Of those two possibilities, all other things being equal, I expect the white woman would be the politically stronger choice. Women are more than half the country, while blacks are just 1/7 of the population. So the choice of a woman would not so readily smack of appeasing a constituency. (And that’s not even considering the how the recently increased virulence of white racism might figure in.)
If Biden’s 2024 running mate were to be a white woman, then who?
If only she were younger, Elizabeth Warren would seem a great choice. Choosing any Democratic Senator involves risk, since control of the Senate is also important. But Warren is from Massachusetts and – 2010 notwithstanding – the Democrats should be able to hold that seat.

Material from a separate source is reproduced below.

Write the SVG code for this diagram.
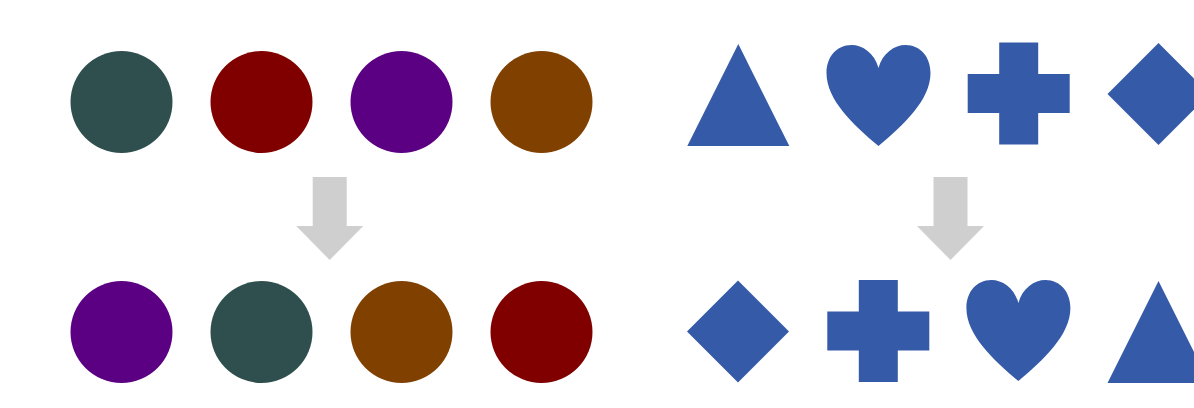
<svg xmlns="http://www.w3.org/2000/svg" width="1194" height="408" viewBox="0 0 1194 408">
<defs>
<style>
.blue{fill:#355AA8}
.arrow{fill:#D0CFD0}
</style>
<path id="heart" d="M0,23 C-4,8 -16,0 -27,0 C-42,0 -52,12 -52,28 C-52,55 -25,80 0,101 C25,80 52,55 52,28 C52,12 42,0 27,0 C16,0 4,8 0,23 Z"/>
<path id="cross" d="M-19.5,-51 H19.5 V-19.5 H51 V19.5 H19.5 V51 H-19.5 V19.5 H-51 V-19.5 H-19.5 Z"/>
<path id="diamond" d="M0,-51 L51,0 L0,51 L-51,0 Z"/>
<path id="triangle" d="M0,-51 L51,51 L-51,51 Z"/>
<path id="downarrow" d="M-17,-83 H17 V-34 H33.5 L0,0 L-33.5,-34 H-17 Z"/>
</defs>
<rect width="1194" height="408" fill="#FFFFFF"/>
<g id="circles-top">
<circle id="c-top-1" cx="121.5" cy="102" r="51" fill="#2F4F4F"/>
<circle id="c-top-2" cx="261.5" cy="102" r="51" fill="#800000"/>
<circle id="c-top-3" cx="401.5" cy="102" r="51" fill="#5B0082"/>
<circle id="c-top-4" cx="541.5" cy="102" r="51" fill="#804000"/>
</g>
<g id="circles-bottom">
<circle id="c-bot-1" cx="121.5" cy="332" r="51" fill="#5B0082"/>
<circle id="c-bot-2" cx="261.5" cy="332" r="51" fill="#2F4F4F"/>
<circle id="c-bot-3" cx="401.5" cy="332" r="51" fill="#804000"/>
<circle id="c-bot-4" cx="541.5" cy="332" r="51" fill="#800000"/>
</g>
<g id="shapes-top" class="blue">
<use id="s-top-triangle" href="#triangle" transform="translate(738.3,95)"/>
<use id="s-top-heart" href="#heart" transform="translate(878.5,45)"/>
<use id="s-top-cross" href="#cross" transform="translate(1018.7,93.5)"/>
<use id="s-top-diamond" href="#diamond" transform="translate(1158.5,94)"/>
</g>
<g id="shapes-bottom" class="blue">
<use id="s-bot-diamond" href="#diamond" transform="translate(738,331.5)"/>
<use id="s-bot-cross" href="#cross" transform="translate(878.3,331)"/>
<use id="s-bot-heart" href="#heart" transform="translate(1018.4,280)"/>
<use id="s-bot-triangle" href="#triangle" transform="translate(1158.5,332)"/>
</g>
<g id="connectors" class="arrow">
<use href="#downarrow" transform="translate(329.7,260)"/>
<use href="#downarrow" transform="translate(950.5,260)"/>
</g>
</svg>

But Warren is less than ideal for countering the age issue. Though she looks more youthful than her years, and seems to be at the top of her powers, she’s 74, she’d be almost 80 at the end of the term. It might be better for the Democrats’ next generation to get the nod. (Maybe Amy Klobuchar, though Minnesota is less sure of keeping the seat if Senator Klobuchar opens it up.)
Or perhaps steering clear of the Senate, naming a Democratic Governor who already has some national status. (Perhaps Gretchen Whitmer, Governor of Michigan.)